Dr. Carol Dweck is a global leader on personality, social psychology and developmental psychology, and author of the book “Mindset”. The book is about how we decide to approach tasks, and divides the world into individuals with a fixed mindset versus a growth mindset. Those with a fixed mindset believe that their abilities, skills and knowledge will (or have) hit a peak and stop there. Those with a growth mindset believe they can probably improve. The fixed mind focuses on accomplishments. The growth mind focuses on the learning process. Believe it or not, your mindset can make a world of difference in your life.

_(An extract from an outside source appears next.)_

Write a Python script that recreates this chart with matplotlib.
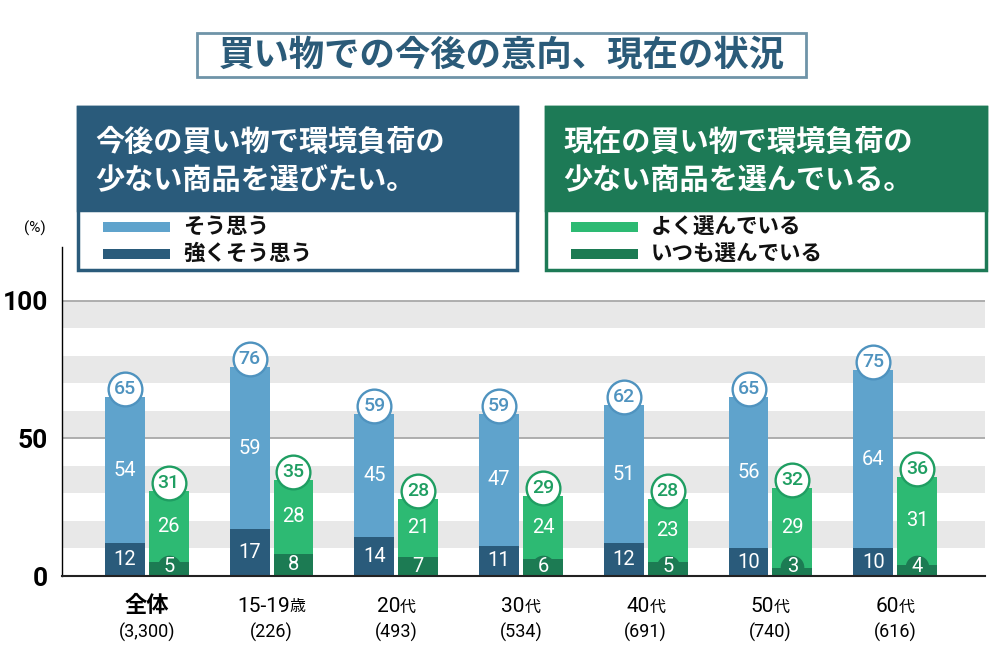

Dweck describes numerous test showing how growth mindset individuals eventually outperform even the most intelligent and skilled fixed mindset individuals. She illustrate why, she cited a study involving the transition of students to junior high – a tumultuous time period when mindset comes strongly into play. Her research showed that faced (sometimes for the first time in their life) with learning that was challenging to them, many of the fixed mindset students dealt with this reality by not trying, and by blaming people and circumstances for their situation. Dweck sees this as a coping strategy to protect their egos. We’ve all seen this with some lawyers. Faced with challenges in areas like marketing, leadership, client service and other soft-skill areas, some lawyers will practice avoidance rather than risk looking like a failure. Instead, they might delay tasks that require that skill; delegate such tasks (badly) to others and blaming them when it the task isn’t done properly; find an (often slimly related) excuse for why it isn’t possible for them to do the task, etc.
Imagine what would happen if that lawyer truly accepted that they can’t be naturally talented in every task, but could learn to be competent in them? In the research study mentioned above, growth mindset students realized that they were there to learn, and buckled down to it. They weren’t afraid to show a lack of knowledge or skills in certain areas. In fact, they usually acknowledged their weakness as a first step to opening themselves up to learning. At least in the short term, they didn’t judge themselves on their accomplishments, but rather realized that they were on an important learning curve and judged themselves more on their determination to learn in the long-term rather than their short term marks.
In the book, Dweck provides numerous examples of individuals who started out as “ordinary”, but thanks to a growth mindset, became extraordinary: Darwin and Tolstoy, Michael Jordon, Babe Ruth and Mohammad Ali are a few of these examples.
Their differentiator, she suggests, was their growth mindset. Growth mindset individuals don’t choose the simplest path simply to show their expertise. Instead, they specifically choose opportunities to increase their skills and knowledge by pursuing areas of weakness. They can do this because they know from previous experience that openness to learning and discipline usually results in accomplishment.
We often hear enough about how important it is not to give up. We don’t hear often enough how honourable it is to specially challenge ourselves and to be proud of the actual learning process. Malcolm Gladwell has suggested that this is because most work environments prize natural endowment over earned ability. By extension, he suggests, we like to see our champions and idols as superheroes instead of as ordinary people with discipline and growth.
Dweck believes that as children, we are programmed to be of fixed mindset. As we grow older, this can be particularly problematic for those who started out with more natural ability or intelligence because those traits become locked into that person’s sense of self. Validating those traits then becomes their main source of self-esteem. For such individuals, having to work at something suggests to them a lacking in skills or intelligence, and must be avoided at all costs. This challenge is the very reason I loved to work with lawyers: when you can help them to get past this belief system and into a growth mindset where they suspend self-judgement and actually start to work on their challenge areas, the transformation can be remarkable.
In reality, there are fewer born geniuses than you might think. But the world is filled with remarkable human beings with great accomplishments. Chances are that most of those are growth mindset people, because they look for the ability to keep succeeding. That doesn’t take natural ability so much as character – the determination to put in the hard work that’s required to constantly learn and hone your skills. In life’s long run, character trumps natural ability…every time.